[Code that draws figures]

---

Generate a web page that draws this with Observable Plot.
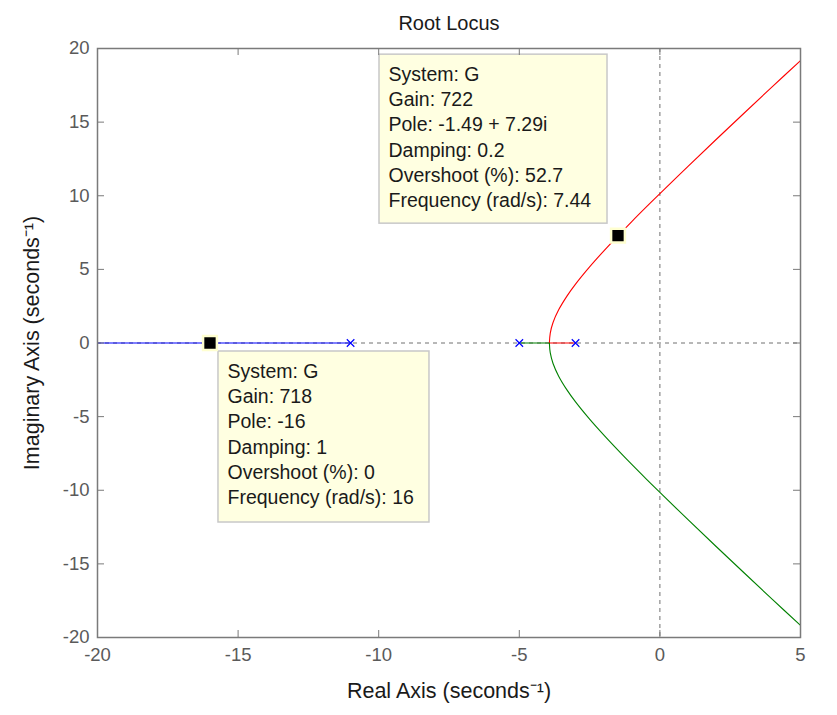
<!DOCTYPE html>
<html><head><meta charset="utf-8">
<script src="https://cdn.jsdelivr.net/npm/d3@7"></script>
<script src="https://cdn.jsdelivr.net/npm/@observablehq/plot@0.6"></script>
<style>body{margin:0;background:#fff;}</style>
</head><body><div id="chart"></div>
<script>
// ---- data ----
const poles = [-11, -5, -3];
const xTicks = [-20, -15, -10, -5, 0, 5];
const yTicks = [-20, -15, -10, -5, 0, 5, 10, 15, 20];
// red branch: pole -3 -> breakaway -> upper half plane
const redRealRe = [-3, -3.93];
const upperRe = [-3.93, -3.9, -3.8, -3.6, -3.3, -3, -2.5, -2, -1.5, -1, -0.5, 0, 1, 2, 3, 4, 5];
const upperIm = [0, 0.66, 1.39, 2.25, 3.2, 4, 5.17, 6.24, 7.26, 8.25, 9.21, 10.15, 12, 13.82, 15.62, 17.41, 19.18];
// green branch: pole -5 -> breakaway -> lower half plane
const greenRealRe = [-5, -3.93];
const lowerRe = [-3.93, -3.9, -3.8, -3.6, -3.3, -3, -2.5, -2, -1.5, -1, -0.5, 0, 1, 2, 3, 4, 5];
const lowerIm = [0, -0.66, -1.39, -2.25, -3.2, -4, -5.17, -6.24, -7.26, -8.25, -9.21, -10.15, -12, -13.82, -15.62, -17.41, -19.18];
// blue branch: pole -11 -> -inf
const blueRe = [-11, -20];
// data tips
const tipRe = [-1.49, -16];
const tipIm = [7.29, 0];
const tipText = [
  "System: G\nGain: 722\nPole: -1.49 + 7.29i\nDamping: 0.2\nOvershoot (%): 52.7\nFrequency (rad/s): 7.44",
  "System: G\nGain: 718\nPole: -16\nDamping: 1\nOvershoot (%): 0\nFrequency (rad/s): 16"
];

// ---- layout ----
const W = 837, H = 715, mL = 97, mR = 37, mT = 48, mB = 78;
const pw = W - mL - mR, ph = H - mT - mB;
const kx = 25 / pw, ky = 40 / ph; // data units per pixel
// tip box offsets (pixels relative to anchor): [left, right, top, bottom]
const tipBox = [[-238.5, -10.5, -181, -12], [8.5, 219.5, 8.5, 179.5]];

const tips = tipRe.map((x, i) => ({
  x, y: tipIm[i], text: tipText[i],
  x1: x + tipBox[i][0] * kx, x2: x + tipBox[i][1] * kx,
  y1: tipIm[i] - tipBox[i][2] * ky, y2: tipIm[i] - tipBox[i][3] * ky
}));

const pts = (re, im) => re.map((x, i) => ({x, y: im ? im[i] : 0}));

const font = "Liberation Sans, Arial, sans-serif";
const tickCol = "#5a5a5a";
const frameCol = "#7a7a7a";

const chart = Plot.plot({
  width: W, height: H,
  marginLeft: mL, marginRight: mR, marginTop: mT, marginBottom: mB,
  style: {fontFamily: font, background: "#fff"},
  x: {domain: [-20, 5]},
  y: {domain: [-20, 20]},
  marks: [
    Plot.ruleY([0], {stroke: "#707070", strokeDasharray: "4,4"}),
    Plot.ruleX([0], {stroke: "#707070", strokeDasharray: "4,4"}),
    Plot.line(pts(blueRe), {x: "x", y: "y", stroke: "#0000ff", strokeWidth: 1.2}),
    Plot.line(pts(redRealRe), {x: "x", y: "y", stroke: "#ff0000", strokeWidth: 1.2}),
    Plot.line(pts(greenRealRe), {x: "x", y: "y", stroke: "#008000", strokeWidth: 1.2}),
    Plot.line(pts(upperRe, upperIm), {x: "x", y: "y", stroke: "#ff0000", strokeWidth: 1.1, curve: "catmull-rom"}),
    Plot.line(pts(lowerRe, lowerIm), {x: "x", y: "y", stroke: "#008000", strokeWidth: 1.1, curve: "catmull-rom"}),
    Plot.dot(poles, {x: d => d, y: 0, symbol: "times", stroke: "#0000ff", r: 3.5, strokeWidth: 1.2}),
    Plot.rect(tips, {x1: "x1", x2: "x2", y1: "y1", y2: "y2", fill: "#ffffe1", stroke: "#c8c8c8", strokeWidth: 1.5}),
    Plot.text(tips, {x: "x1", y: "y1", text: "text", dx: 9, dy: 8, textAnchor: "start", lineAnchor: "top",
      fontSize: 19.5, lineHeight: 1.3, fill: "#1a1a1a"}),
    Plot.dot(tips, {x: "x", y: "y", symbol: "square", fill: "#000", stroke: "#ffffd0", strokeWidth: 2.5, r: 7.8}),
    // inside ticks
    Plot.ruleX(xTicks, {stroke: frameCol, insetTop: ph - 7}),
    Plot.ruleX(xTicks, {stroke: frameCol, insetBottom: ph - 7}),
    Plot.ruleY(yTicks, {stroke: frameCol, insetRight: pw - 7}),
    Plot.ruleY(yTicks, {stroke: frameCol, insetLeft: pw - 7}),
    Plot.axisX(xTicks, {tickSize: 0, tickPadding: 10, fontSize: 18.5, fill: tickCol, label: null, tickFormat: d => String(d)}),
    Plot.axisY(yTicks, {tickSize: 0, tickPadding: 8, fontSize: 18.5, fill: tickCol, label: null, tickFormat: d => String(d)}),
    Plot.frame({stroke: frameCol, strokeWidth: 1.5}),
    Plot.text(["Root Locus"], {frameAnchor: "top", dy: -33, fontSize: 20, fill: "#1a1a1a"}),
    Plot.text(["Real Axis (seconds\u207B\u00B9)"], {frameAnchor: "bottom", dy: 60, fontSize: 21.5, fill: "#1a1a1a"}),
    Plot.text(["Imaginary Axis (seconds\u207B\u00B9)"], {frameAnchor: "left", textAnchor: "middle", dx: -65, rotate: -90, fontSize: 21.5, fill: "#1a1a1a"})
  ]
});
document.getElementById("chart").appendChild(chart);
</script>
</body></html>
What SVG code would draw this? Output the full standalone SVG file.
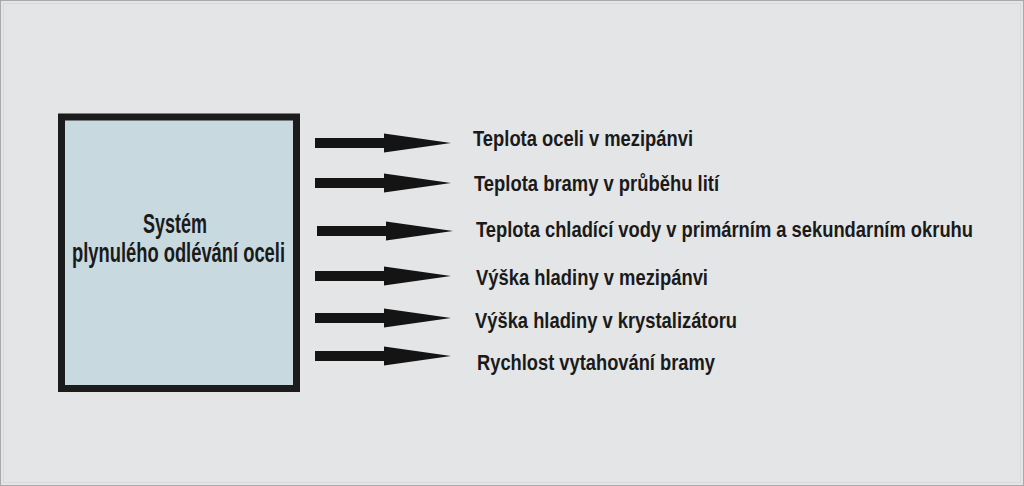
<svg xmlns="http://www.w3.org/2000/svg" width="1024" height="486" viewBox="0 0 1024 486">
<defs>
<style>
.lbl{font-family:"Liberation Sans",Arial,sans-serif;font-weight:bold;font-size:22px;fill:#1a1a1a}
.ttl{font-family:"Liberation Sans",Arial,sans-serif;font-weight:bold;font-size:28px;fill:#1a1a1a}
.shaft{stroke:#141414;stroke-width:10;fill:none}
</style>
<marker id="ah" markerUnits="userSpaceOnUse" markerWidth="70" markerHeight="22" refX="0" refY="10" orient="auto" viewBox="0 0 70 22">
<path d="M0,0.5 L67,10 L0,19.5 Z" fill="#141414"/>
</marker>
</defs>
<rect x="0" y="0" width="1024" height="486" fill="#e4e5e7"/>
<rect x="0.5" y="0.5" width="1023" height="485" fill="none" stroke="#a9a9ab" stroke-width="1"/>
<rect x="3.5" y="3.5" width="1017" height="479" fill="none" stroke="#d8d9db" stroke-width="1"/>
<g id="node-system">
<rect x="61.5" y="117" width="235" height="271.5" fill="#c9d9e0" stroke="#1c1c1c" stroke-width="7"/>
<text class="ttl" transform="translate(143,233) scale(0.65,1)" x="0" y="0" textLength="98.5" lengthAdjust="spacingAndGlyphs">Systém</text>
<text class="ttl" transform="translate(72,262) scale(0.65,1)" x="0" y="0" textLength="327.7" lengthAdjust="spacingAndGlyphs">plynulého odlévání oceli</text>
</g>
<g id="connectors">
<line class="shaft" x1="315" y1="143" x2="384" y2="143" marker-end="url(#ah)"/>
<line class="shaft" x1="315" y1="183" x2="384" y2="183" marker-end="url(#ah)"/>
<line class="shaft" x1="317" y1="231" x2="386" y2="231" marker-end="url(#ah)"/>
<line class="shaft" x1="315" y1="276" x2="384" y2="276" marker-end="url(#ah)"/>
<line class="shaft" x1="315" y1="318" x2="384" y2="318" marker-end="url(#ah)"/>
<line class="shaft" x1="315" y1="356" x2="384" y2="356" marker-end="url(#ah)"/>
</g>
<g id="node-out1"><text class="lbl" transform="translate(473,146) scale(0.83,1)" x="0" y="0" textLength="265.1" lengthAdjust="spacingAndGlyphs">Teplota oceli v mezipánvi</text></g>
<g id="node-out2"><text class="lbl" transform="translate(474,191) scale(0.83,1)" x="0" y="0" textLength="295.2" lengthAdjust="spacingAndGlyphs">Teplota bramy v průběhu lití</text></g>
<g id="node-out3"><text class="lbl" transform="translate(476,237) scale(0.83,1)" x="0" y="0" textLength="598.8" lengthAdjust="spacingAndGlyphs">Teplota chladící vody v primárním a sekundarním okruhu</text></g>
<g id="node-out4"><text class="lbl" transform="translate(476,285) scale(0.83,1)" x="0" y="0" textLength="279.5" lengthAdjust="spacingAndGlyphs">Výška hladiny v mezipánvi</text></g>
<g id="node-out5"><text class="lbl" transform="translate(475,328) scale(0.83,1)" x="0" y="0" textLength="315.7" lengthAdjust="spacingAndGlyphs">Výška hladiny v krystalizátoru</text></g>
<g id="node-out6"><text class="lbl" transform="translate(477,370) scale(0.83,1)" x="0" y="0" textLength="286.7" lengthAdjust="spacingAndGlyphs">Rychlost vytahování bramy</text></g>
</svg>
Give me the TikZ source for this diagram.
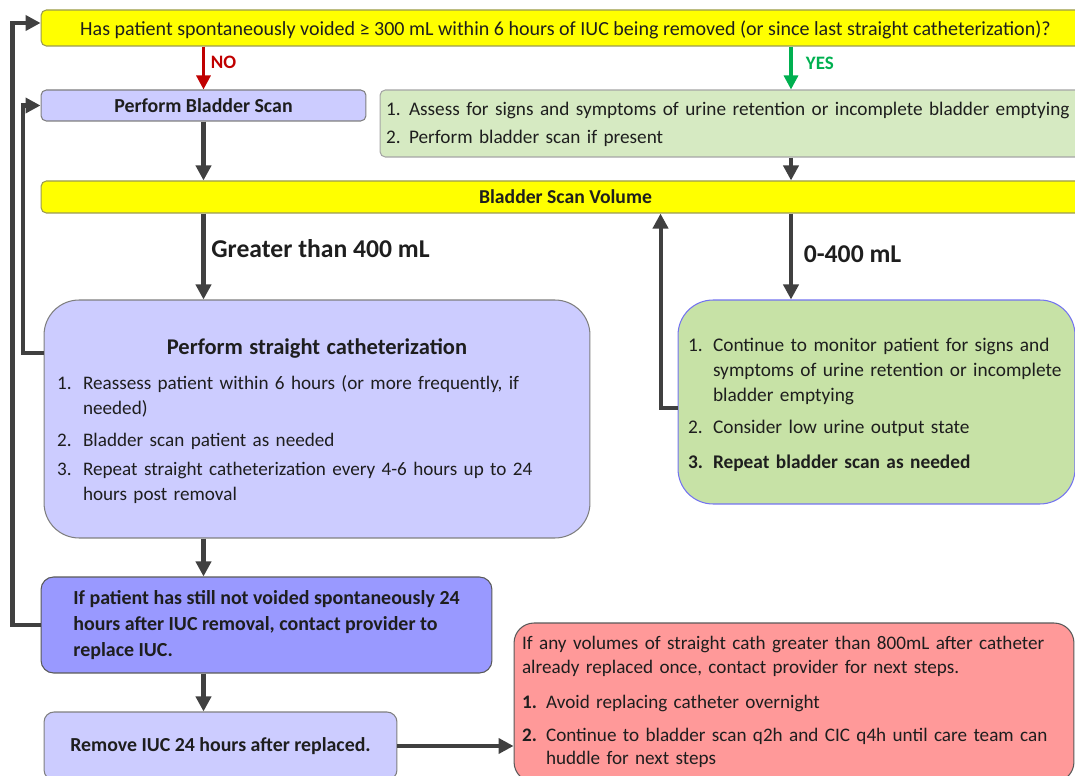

---

OBJECTIVE:
Copy each line from the data above that includes "this".

SOLVED EXERCISE:
Generate a web page that draws this with Observable Plot.
What SVG code would draw this? Output the full standalone SVG file.
Give me the TikZ source for this diagram.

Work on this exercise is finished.